* _Provided material_
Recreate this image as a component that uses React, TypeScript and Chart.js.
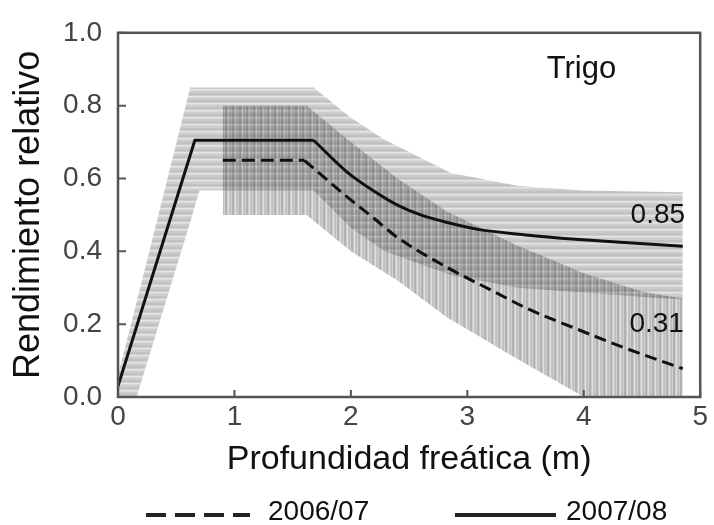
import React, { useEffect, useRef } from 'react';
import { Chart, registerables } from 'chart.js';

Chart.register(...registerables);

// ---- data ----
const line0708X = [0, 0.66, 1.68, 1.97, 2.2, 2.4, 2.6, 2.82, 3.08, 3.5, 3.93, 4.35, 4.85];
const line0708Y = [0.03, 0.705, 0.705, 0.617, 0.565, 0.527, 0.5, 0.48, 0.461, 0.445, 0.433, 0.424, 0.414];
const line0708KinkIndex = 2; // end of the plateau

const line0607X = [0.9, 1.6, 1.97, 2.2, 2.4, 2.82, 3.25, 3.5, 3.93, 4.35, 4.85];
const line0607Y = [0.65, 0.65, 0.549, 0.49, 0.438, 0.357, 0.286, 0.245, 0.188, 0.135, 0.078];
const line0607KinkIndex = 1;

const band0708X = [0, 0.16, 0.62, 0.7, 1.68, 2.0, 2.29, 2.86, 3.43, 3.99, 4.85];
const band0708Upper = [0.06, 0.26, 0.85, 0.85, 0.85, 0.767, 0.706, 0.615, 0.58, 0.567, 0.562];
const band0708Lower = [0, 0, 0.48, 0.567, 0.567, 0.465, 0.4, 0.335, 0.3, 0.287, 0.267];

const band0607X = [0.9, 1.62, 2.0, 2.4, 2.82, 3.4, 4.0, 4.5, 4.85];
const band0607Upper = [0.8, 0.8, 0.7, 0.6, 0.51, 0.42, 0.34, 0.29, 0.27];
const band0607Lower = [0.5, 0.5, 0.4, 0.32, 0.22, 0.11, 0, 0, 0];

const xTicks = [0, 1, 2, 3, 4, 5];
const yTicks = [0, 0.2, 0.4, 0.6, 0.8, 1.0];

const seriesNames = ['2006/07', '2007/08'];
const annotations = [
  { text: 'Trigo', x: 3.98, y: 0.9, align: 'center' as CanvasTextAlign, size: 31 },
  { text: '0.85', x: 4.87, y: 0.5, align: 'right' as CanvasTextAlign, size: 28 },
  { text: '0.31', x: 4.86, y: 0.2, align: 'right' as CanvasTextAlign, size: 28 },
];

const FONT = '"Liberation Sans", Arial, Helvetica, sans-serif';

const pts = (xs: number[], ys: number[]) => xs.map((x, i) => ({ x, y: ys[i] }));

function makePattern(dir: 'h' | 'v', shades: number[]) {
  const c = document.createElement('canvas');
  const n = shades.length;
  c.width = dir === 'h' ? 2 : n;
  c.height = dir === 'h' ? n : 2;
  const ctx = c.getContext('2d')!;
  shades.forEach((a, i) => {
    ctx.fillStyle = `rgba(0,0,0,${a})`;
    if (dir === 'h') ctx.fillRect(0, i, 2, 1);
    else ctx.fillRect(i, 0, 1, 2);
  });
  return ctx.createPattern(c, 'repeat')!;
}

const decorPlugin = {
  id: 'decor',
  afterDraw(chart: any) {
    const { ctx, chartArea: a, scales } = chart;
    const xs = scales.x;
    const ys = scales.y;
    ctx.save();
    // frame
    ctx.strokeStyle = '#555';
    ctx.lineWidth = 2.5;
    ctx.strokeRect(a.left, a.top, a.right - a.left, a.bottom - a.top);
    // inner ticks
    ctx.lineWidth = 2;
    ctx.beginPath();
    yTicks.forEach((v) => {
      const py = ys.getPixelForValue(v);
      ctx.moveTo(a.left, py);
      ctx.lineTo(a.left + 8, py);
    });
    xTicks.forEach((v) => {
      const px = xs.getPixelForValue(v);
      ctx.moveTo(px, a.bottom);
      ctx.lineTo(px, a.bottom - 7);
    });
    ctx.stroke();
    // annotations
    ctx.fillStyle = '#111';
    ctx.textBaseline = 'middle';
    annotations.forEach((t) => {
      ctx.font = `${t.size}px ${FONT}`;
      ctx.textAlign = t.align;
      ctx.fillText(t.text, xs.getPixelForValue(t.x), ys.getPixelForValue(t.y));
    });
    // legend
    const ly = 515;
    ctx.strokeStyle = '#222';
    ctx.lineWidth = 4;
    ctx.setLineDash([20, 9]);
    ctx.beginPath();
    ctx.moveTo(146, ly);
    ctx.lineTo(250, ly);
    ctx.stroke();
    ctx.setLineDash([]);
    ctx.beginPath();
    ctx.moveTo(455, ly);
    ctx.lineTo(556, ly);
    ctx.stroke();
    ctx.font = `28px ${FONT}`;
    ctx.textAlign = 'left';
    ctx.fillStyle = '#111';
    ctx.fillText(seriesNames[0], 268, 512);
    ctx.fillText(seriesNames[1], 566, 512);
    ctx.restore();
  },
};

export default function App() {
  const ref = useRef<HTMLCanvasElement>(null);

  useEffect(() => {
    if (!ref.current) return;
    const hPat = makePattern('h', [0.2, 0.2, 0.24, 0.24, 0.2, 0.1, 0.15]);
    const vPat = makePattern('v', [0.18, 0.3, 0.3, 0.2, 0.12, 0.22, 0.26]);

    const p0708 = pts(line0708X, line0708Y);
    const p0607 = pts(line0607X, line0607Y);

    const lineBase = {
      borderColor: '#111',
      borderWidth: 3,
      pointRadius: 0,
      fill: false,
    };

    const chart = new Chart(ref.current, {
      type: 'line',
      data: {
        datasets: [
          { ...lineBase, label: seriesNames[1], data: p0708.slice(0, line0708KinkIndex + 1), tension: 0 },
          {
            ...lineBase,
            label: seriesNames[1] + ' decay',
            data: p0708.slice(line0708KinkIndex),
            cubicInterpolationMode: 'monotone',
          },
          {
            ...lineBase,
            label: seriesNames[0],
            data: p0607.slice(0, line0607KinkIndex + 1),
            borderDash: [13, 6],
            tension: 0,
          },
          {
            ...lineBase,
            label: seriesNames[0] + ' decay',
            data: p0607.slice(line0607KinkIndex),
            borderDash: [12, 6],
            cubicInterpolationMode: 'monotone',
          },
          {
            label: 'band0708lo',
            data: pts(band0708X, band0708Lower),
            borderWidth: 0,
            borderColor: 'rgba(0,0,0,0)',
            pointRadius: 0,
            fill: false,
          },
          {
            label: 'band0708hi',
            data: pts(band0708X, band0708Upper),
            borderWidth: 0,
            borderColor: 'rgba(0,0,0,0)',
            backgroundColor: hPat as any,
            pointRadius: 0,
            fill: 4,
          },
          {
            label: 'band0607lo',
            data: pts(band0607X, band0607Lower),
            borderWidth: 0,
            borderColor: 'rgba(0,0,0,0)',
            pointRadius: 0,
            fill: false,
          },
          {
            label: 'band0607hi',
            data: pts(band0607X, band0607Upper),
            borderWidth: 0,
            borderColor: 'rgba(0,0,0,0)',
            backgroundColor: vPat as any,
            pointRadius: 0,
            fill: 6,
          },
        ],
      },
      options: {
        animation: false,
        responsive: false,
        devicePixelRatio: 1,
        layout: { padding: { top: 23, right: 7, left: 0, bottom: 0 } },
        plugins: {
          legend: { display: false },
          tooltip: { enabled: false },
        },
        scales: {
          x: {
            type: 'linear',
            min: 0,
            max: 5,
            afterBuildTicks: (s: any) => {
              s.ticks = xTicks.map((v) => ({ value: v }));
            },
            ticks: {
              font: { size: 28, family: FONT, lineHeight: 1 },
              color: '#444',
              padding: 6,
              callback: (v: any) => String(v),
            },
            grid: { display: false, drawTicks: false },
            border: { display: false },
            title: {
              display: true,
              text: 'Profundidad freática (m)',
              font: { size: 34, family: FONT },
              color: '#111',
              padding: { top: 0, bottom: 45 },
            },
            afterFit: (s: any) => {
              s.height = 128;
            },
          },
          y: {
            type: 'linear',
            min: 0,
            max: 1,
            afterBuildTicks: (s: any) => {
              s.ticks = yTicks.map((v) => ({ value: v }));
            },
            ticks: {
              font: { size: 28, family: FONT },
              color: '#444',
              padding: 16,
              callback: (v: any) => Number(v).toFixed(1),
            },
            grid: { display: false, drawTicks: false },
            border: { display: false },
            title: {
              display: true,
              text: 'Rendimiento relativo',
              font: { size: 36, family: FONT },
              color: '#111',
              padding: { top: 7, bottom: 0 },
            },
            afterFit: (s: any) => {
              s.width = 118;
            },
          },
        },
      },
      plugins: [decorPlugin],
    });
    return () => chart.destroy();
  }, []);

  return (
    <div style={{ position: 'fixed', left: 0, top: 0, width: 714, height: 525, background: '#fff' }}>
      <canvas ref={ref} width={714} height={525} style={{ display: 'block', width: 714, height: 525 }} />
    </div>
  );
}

* _Task requirements_
Write out again exactly the lines from the start of the data above through the line containing "const line0708KinkIndex = 2;", inclusive, excluding any pictures.

* _Final result_
Recreate this image as a component that uses React, TypeScript and Chart.js.
import React, { useEffect, useRef } from 'react';
import { Chart, registerables } from 'chart.js';

Chart.register(...registerables);

// ---- data ----
const line0708X = [0, 0.66, 1.68, 1.97, 2.2, 2.4, 2.6, 2.82, 3.08, 3.5, 3.93, 4.35, 4.85];
const line0708Y = [0.03, 0.705, 0.705, 0.617, 0.565, 0.527, 0.5, 0.48, 0.461, 0.445, 0.433, 0.424, 0.414];
const line0708KinkIndex = 2; // end of the plateau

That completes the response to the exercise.